Challenge →
Write out the material exactly, leaving every picture behind.

Data provided →
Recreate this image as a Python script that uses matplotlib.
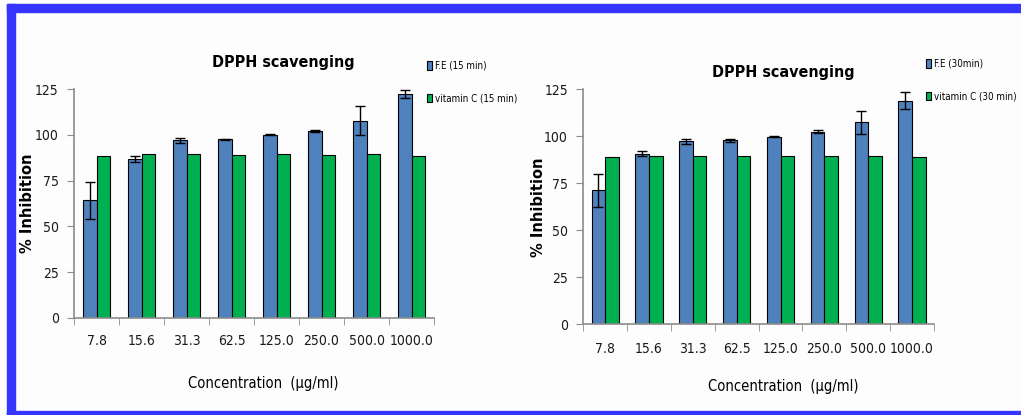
import numpy as np
import matplotlib.pyplot as plt
from matplotlib.patches import Rectangle
from matplotlib import font_manager

# Stężenia ekstraktu (µg/ml)
concentrations = ['7.8', '15.6', '31.3', '62.5', '125.0', '250.0', '500.0', '1000.0']

# % inhibicji po 15 min
fe_15 = [64.3, 86.8, 97.1, 97.7, 100.2, 102.4, 107.7, 122.6]
fe_15_err = [10.1, 1.5, 1.5, 0.3, 0.2, 0.5, 7.9, 2.2]
vitc_15 = [88.6, 89.5, 89.5, 88.8, 89.5, 88.8, 89.5, 88.6]

# % inhibicji po 30 min
fe_30 = [71.2, 90.8, 97.3, 97.9, 99.8, 102.3, 107.4, 119.0]
fe_30_err = [9.0, 1.5, 1.4, 0.8, 0.3, 0.8, 6.1, 4.7]
vitc_30 = [89.0, 89.7, 89.7, 89.7, 89.7, 89.7, 89.7, 89.0]

# wąska czcionka, jeśli jest dostępna
stretches = {(f.name, f.stretch) for f in font_manager.fontManager.ttflist}
narrow_stretch = 'condensed' if ('DejaVu Sans', 'condensed') in stretches else 'normal'
narrow = dict(family='DejaVu Sans', stretch=narrow_stretch)

blue = '#4F81BD'
green = '#00B050'
axis_grey = '#8C8C8C'

fig = plt.figure(figsize=(10.21, 4.15), dpi=100)
fig.patch.set_facecolor('#FDFDFD')

# niebieska ramka wokół rysunku
border = '#3535FF'
fig.patches.append(Rectangle((7 / 1021, 1 - 12 / 415), 1, 8 / 415, transform=fig.transFigure,
                             color=border, zorder=0))
fig.patches.append(Rectangle((7 / 1021, 0), 8 / 1021, 1 - 4 / 415, transform=fig.transFigure,
                             color=border, zorder=0))
fig.patches.append(Rectangle((7 / 1021, 0), 1, 4 / 415, transform=fig.transFigure,
                             color=border, zorder=0))


def draw_panel(rect, fe, fe_err, vitc, fe_label, vitc_label, title_xy, legend_xy, tick_pad, xlabel_xy):
    ax = fig.add_axes(rect)
    ax.set_facecolor('none')
    x = np.arange(len(concentrations))
    w = 0.31
    b1 = ax.bar(x - w / 2, fe, w, color=blue, edgecolor='black', linewidth=0.8, label=fe_label)
    ax.errorbar(x - w / 2, fe, yerr=fe_err, fmt='none', ecolor='black', elinewidth=1, capsize=3.5, capthick=1)
    b2 = ax.bar(x + w / 2, vitc, w, color=green, edgecolor='black', linewidth=0.8, label=vitc_label)

    ax.set_xlim(-0.5, len(concentrations) - 0.5)
    ax.set_ylim(0, 125)
    ax.set_yticks([0, 25, 50, 75, 100, 125])
    ax.set_xticks(x)
    ax.set_xticklabels(concentrations, fontsize=10, color='#1a1a1a', **narrow)
    ax.set_xticks(np.arange(-0.5, len(concentrations)), minor=True)
    ax.tick_params(axis='x', which='major', length=0, pad=tick_pad)
    ax.tick_params(axis='x', which='minor', length=5, color=axis_grey, direction='out')
    ax.tick_params(axis='y', length=5, color=axis_grey, direction='out', pad=6)
    for lab in ax.get_yticklabels():
        lab.set_family(narrow['family'])
        lab.set_stretch(narrow['stretch'])
        lab.set_fontsize(10)
        lab.set_color('#1a1a1a')
    for s in ['top', 'right']:
        ax.spines[s].set_visible(False)
    for s in ['left', 'bottom']:
        ax.spines[s].set_color(axis_grey)
        ax.spines[s].set_linewidth(1.2)

    ax.set_ylabel('% Inhibition', fontweight='bold', fontsize=10.5, family='DejaVu Sans')
    ax.yaxis.label.set_va('center')
    ax.yaxis.set_label_coords(-0.128, 0.5)
    ax.set_xlabel('Concentration  (µg/ml)', fontsize=10.5, **narrow)
    ax.xaxis.label.set_va('center')
    ax.xaxis.set_label_coords(*xlabel_xy)
    fig.text(title_xy[0], title_xy[1], 'DPPH scavenging', fontweight='bold', fontsize=11.5,
             ha='center', va='center', **narrow)
    fig.legend(handles=[b1, b2], loc='upper left', bbox_to_anchor=legend_xy, frameon=False,
               prop={'family': narrow['family'], 'stretch': narrow['stretch'], 'size': 7},
               handlelength=0.55, handleheight=1.0, handletextpad=0.3, labelspacing=2.3, borderpad=0)
    return ax


draw_panel([74 / 1021, 1 - 317.7 / 415, 360 / 1021, 228.4 / 415], fe_15, fe_15_err, vitc_15,
           'F.E (15 min)', 'vitamin C (15 min)', (283 / 1021, 1 - 62 / 415), (422 / 1021, 1 - 56 / 415), 12,
           (0.525, -0.286))
draw_panel([583.3 / 1021, 1 - 324.3 / 415, 350.7 / 1021, 235 / 415], fe_30, fe_30_err, vitc_30,
           'F.E (30min)', 'vitamin C (30 min)', (783 / 1021, 1 - 72 / 415), (921 / 1021, 1 - 54 / 415), 13,
           (0.569, -0.263))

plt.savefig('out.png', dpi=100, facecolor=fig.get_facecolor())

Solution to this exercise →
Recreate this image as a Python script that uses matplotlib.
import numpy as np
import matplotlib.pyplot as plt
from matplotlib.patches import Rectangle
from matplotlib import font_manager

# Stężenia ekstraktu (µg/ml)
concentrations = ['7.8', '15.6', '31.3', '62.5', '125.0', '250.0', '500.0', '1000.0']

# % inhibicji po 15 min
fe_15 = [64.3, 86.8, 97.1, 97.7, 100.2, 102.4, 107.7, 122.6]
fe_15_err = [10.1, 1.5, 1.5, 0.3, 0.2, 0.5, 7.9, 2.2]
vitc_15 = [88.6, 89.5, 89.5, 88.8, 89.5, 88.8, 89.5, 88.6]

# % inhibicji po 30 min
fe_30 = [71.2, 90.8, 97.3, 97.9, 99.8, 102.3, 107.4, 119.0]
fe_30_err = [9.0, 1.5, 1.4, 0.8, 0.3, 0.8, 6.1, 4.7]
vitc_30 = [89.0, 89.7, 89.7, 89.7, 89.7, 89.7, 89.7, 89.0]

# wąska czcionka, jeśli jest dostępna
stretches = {(f.name, f.stretch) for f in font_manager.fontManager.ttflist}
narrow_stretch = 'condensed' if ('DejaVu Sans', 'condensed') in stretches else 'normal'
narrow = dict(family='DejaVu Sans', stretch=narrow_stretch)

blue = '#4F81BD'
green = '#00B050'
axis_grey = '#8C8C8C'

fig = plt.figure(figsize=(10.21, 4.15), dpi=100)
fig.patch.set_facecolor('#FDFDFD')

# niebieska ramka wokół rysunku
border = '#3535FF'
fig.patches.append(Rectangle((7 / 1021, 1 - 12 / 415), 1, 8 / 415, transform=fig.transFigure,
                             color=border, zorder=0))
fig.patches.append(Rectangle((7 / 1021, 0), 8 / 1021, 1 - 4 / 415, transform=fig.transFigure,
                             color=border, zorder=0))
fig.patches.append(Rectangle((7 / 1021, 0), 1, 4 / 415, transform=fig.transFigure,
                             color=border, zorder=0))


def draw_panel(rect, fe, fe_err, vitc, fe_label, vitc_label, title_xy, legend_xy, tick_pad, xlabel_xy):
    ax = fig.add_axes(rect)
    ax.set_facecolor('none')
    x = np.arange(len(concentrations))
    w = 0.31
    b1 = ax.bar(x - w / 2, fe, w, color=blue, edgecolor='black', linewidth=0.8, label=fe_label)
    ax.errorbar(x - w / 2, fe, yerr=fe_err, fmt='none', ecolor='black', elinewidth=1, capsize=3.5, capthick=1)
    b2 = ax.bar(x + w / 2, vitc, w, color=green, edgecolor='black', linewidth=0.8, label=vitc_label)

    ax.set_xlim(-0.5, len(concentrations) - 0.5)
    ax.set_ylim(0, 125)
    ax.set_yticks([0, 25, 50, 75, 100, 125])
    ax.set_xticks(x)
    ax.set_xticklabels(concentrations, fontsize=10, color='#1a1a1a', **narrow)
    ax.set_xticks(np.arange(-0.5, len(concentrations)), minor=True)
    ax.tick_params(axis='x', which='major', length=0, pad=tick_pad)
    ax.tick_params(axis='x', which='minor', length=5, color=axis_grey, direction='out')
    ax.tick_params(axis='y', length=5, color=axis_grey, direction='out', pad=6)
    for lab in ax.get_yticklabels():
        lab.set_family(narrow['family'])
        lab.set_stretch(narrow['stretch'])
        lab.set_fontsize(10)
        lab.set_color('#1a1a1a')
    for s in ['top', 'right']:
        ax.spines[s].set_visible(False)
    for s in ['left', 'bottom']:
        ax.spines[s].set_color(axis_grey)
        ax.spines[s].set_linewidth(1.2)

    ax.set_ylabel('% Inhibition', fontweight='bold', fontsize=10.5, family='DejaVu Sans')
    ax.yaxis.label.set_va('center')
    ax.yaxis.set_label_coords(-0.128, 0.5)
    ax.set_xlabel('Concentration  (µg/ml)', fontsize=10.5, **narrow)
    ax.xaxis.label.set_va('center')
    ax.xaxis.set_label_coords(*xlabel_xy)
    fig.text(title_xy[0], title_xy[1], 'DPPH scavenging', fontweight='bold', fontsize=11.5,
             ha='center', va='center', **narrow)
    fig.legend(handles=[b1, b2], loc='upper left', bbox_to_anchor=legend_xy, frameon=False,
               prop={'family': narrow['family'], 'stretch': narrow['stretch'], 'size': 7},
               handlelength=0.55, handleheight=1.0, handletextpad=0.3, labelspacing=2.3, borderpad=0)
    return ax


draw_panel([74 / 1021, 1 - 317.7 / 415, 360 / 1021, 228.4 / 415], fe_15, fe_15_err, vitc_15,
           'F.E (15 min)', 'vitamin C (15 min)', (283 / 1021, 1 - 62 / 415), (422 / 1021, 1 - 56 / 415), 12,
           (0.525, -0.286))
draw_panel([583.3 / 1021, 1 - 324.3 / 415, 350.7 / 1021, 235 / 415], fe_30, fe_30_err, vitc_30,
           'F.E (30min)', 'vitamin C (30 min)', (783 / 1021, 1 - 72 / 415), (921 / 1021, 1 - 54 / 415), 13,
           (0.569, -0.263))

plt.savefig('out.png', dpi=100, facecolor=fig.get_facecolor())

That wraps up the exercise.